• Exercise aim
Can you copy out the data exactly? Leave the images out.

• Material
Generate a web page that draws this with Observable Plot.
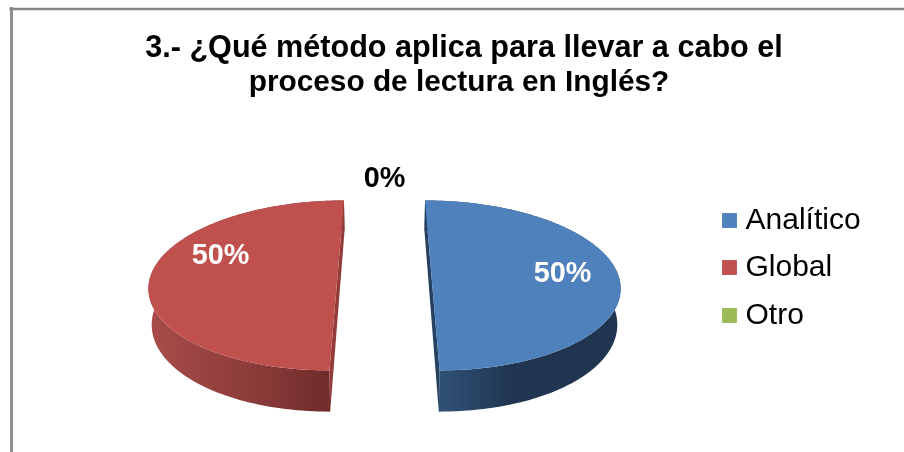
<!DOCTYPE html>
<html><head><meta charset="utf-8">
<style>html,body{margin:0;padding:0;background:#fff}svg{display:block;filter:blur(.4px)}</style>
<script src="https://cdn.jsdelivr.net/npm/d3@7"></script>
<script src="https://cdn.jsdelivr.net/npm/@observablehq/plot@0.6"></script>
</head><body><script>
const titleLines = ["3.- ¿Qué método aplica para llevar a cabo el", "proceso de lectura en Inglés?"];
const categories = ["Analítico", "Global", "Otro"];
const values = [50, 50, 0];
const colors = ["#4f81bd", "#c0504d", "#9bbb59"];
const cutColors = ["#254061", "#943c39", "#76923c"];

// layout of the 3D projection
const W = 904, H = 452;
const cx = 384, cy = 272, rx = 186, ry = 83, persp = 0.152, depth = 35, explode = 46.7, shrink = 0.986;
const labelAt = [[562, 272.5], [220, 254], [384, 177]];
const titleAt = [[463.5, 46.5], [458.5, 80.5]];
const titleSize = [30.6, 29.8];
const legendY = [220, 267, 315];

const pie = d3.pie().sort(null).startAngle(0).endAngle(2 * Math.PI)(values);
const total = d3.sum(values);
function proj(u, v, down) {
  const s = 1 / (1 + persp * v);
  return [cx + rx * u * s * (down ? shrink : 1), cy - ry * v * s + (down ? depth * s : 0)];
}
const slices = pie.map((a, i) => {
  const mid = (a.startAngle + a.endAngle) / 2;
  const ex = a.value > 0 ? explode / rx * Math.sign(Math.sin(mid)) : 0;
  const steps = 120;
  const arc = d3.range(steps + 1).map(k => {
    const t = a.startAngle + (a.endAngle - a.startAngle) * k / steps;
    return [ex + Math.sin(t), Math.cos(t)];
  });
  return {i, value: a.value, arc};
}).filter(s => s.value > 0);

const topFace = slices.map(s => ({i: s.i, pts: s.arc.map(p => proj(p[0], p[1], false))}));
const sideFace = slices.map(s => ({i: s.i, pts: [
  ...s.arc.map(p => proj(p[0], p[1], false)),
  ...s.arc.slice().reverse().map(p => proj(p[0], p[1], true))
]}));
const cutFace = slices.map(s => {
  const a = s.arc[0], b = s.arc[s.arc.length - 1];
  return {i: s.i, pts: [proj(a[0], a[1], false), proj(b[0], b[1], false), proj(b[0], b[1], true), proj(a[0], a[1], true)]};
});
const poly = (face, fillOf) => face.map(f => Plot.line(f.pts, {x: d => d[0], y: d => d[1], fill: fillOf(f.i), stroke: "none", curve: "linear"}));

const defs = () => {
  const d = d3.create("svg:defs");
  const grad = (id, stops) => {
    const g = d.append("linearGradient").attr("id", id).attr("x1", 0).attr("x2", 1).attr("y1", 0).attr("y2", 0);
    stops.forEach(([o, c]) => g.append("stop").attr("offset", o).attr("stop-color", c));
  };
  grad("side0", [[0, "#2f4f73"], [0.12, "#2f4f73"], [0.45, "#1f3550"], [1, "#1f3550"]]);
  grad("side1", [[0, "#a84c49"], [0.55, "#8a3b39"], [1, "#6a2928"]]);
  return d.node();
};

const chart = Plot.plot({
  width: W, height: H,
  margin: 0,
  x: {domain: [0, W], range: [0, W], axis: null},
  y: {domain: [0, H], range: [0, H], axis: null},
  style: {background: "#fff", fontFamily: "'Liberation Sans', Arial, sans-serif", overflow: "hidden"},
  marks: [
    defs,
    Plot.ruleX([11], {y1: 7, y2: H, stroke: "#8f8f8f", strokeWidth: 3}),
    Plot.ruleY([8.5], {x1: 9.5, x2: W, stroke: "#868686", strokeWidth: 2.5}),
    ...poly(sideFace, i => `url(#side${i})`),
    ...poly(cutFace, i => cutColors[i]),
    ...poly(topFace, i => colors[i]),
    ...titleLines.map((line, i) => Plot.text([line], {x: titleAt[i][0], y: titleAt[i][1], text: d => d,
      fontSize: titleSize[i], fontWeight: "bold", fill: "#000", textAnchor: "middle", lineAnchor: "middle"})),
    Plot.text(values, {x: (d, i) => labelAt[i][0], y: (d, i) => labelAt[i][1],
      text: d => `${Math.round(d / total * 100)}%`, fontSize: 28.8, fontWeight: "bold",
      fill: d => d > 0 ? "#fff" : "#000", lineAnchor: "middle", textAnchor: "middle"}),
    Plot.dot(categories, {x: 729, y: (d, i) => legendY[i], symbol: "square", r: 8.4, fill: (d, i) => colors[i], stroke: "none"}),
    Plot.text(categories, {x: 745, y: (d, i) => legendY[i] - 1, text: d => d, fontSize: 30, fill: "#000", textAnchor: "start", lineAnchor: "middle"})
  ]
});
document.body.appendChild(chart);
</script></body></html>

• Answer to the task
Generate a web page that draws this with Observable Plot.
<!DOCTYPE html>
<html><head><meta charset="utf-8">
<style>html,body{margin:0;padding:0;background:#fff}svg{display:block;filter:blur(.4px)}</style>
<script src="https://cdn.jsdelivr.net/npm/d3@7"></script>
<script src="https://cdn.jsdelivr.net/npm/@observablehq/plot@0.6"></script>
</head><body><script>
const titleLines = ["3.- ¿Qué método aplica para llevar a cabo el", "proceso de lectura en Inglés?"];
const categories = ["Analítico", "Global", "Otro"];
const values = [50, 50, 0];
const colors = ["#4f81bd", "#c0504d", "#9bbb59"];
const cutColors = ["#254061", "#943c39", "#76923c"];

// layout of the 3D projection
const W = 904, H = 452;
const cx = 384, cy = 272, rx = 186, ry = 83, persp = 0.152, depth = 35, explode = 46.7, shrink = 0.986;
const labelAt = [[562, 272.5], [220, 254], [384, 177]];
const titleAt = [[463.5, 46.5], [458.5, 80.5]];
const titleSize = [30.6, 29.8];
const legendY = [220, 267, 315];

const pie = d3.pie().sort(null).startAngle(0).endAngle(2 * Math.PI)(values);
const total = d3.sum(values);
function proj(u, v, down) {
  const s = 1 / (1 + persp * v);
  return [cx + rx * u * s * (down ? shrink : 1), cy - ry * v * s + (down ? depth * s : 0)];
}
const slices = pie.map((a, i) => {
  const mid = (a.startAngle + a.endAngle) / 2;
  const ex = a.value > 0 ? explode / rx * Math.sign(Math.sin(mid)) : 0;
  const steps = 120;
  const arc = d3.range(steps + 1).map(k => {
    const t = a.startAngle + (a.endAngle - a.startAngle) * k / steps;
    return [ex + Math.sin(t), Math.cos(t)];
  });
  return {i, value: a.value, arc};
}).filter(s => s.value > 0);

const topFace = slices.map(s => ({i: s.i, pts: s.arc.map(p => proj(p[0], p[1], false))}));
const sideFace = slices.map(s => ({i: s.i, pts: [
  ...s.arc.map(p => proj(p[0], p[1], false)),
  ...s.arc.slice().reverse().map(p => proj(p[0], p[1], true))
]}));
const cutFace = slices.map(s => {
  const a = s.arc[0], b = s.arc[s.arc.length - 1];
  return {i: s.i, pts: [proj(a[0], a[1], false), proj(b[0], b[1], false), proj(b[0], b[1], true), proj(a[0], a[1], true)]};
});
const poly = (face, fillOf) => face.map(f => Plot.line(f.pts, {x: d => d[0], y: d => d[1], fill: fillOf(f.i), stroke: "none", curve: "linear"}));

const defs = () => {
  const d = d3.create("svg:defs");
  const grad = (id, stops) => {
    const g = d.append("linearGradient").attr("id", id).attr("x1", 0).attr("x2", 1).attr("y1", 0).attr("y2", 0);
    stops.forEach(([o, c]) => g.append("stop").attr("offset", o).attr("stop-color", c));
  };
  grad("side0", [[0, "#2f4f73"], [0.12, "#2f4f73"], [0.45, "#1f3550"], [1, "#1f3550"]]);
  grad("side1", [[0, "#a84c49"], [0.55, "#8a3b39"], [1, "#6a2928"]]);
  return d.node();
};

const chart = Plot.plot({
  width: W, height: H,
  margin: 0,
  x: {domain: [0, W], range: [0, W], axis: null},
  y: {domain: [0, H], range: [0, H], axis: null},
  style: {background: "#fff", fontFamily: "'Liberation Sans', Arial, sans-serif", overflow: "hidden"},
  marks: [
    defs,
    Plot.ruleX([11], {y1: 7, y2: H, stroke: "#8f8f8f", strokeWidth: 3}),
    Plot.ruleY([8.5], {x1: 9.5, x2: W, stroke: "#868686", strokeWidth: 2.5}),
    ...poly(sideFace, i => `url(#side${i})`),
    ...poly(cutFace, i => cutColors[i]),
    ...poly(topFace, i => colors[i]),
    ...titleLines.map((line, i) => Plot.text([line], {x: titleAt[i][0], y: titleAt[i][1], text: d => d,
      fontSize: titleSize[i], fontWeight: "bold", fill: "#000", textAnchor: "middle", lineAnchor: "middle"})),
    Plot.text(values, {x: (d, i) => labelAt[i][0], y: (d, i) => labelAt[i][1],
      text: d => `${Math.round(d / total * 100)}%`, fontSize: 28.8, fontWeight: "bold",
      fill: d => d > 0 ? "#fff" : "#000", lineAnchor: "middle", textAnchor: "middle"}),
    Plot.dot(categories, {x: 729, y: (d, i) => legendY[i], symbol: "square", r: 8.4, fill: (d, i) => colors[i], stroke: "none"}),
    Plot.text(categories, {x: 745, y: (d, i) => legendY[i] - 1, text: d => d, fontSize: 30, fill: "#000", textAnchor: "start", lineAnchor: "middle"})
  ]
});
document.body.appendChild(chart);
</script></body></html>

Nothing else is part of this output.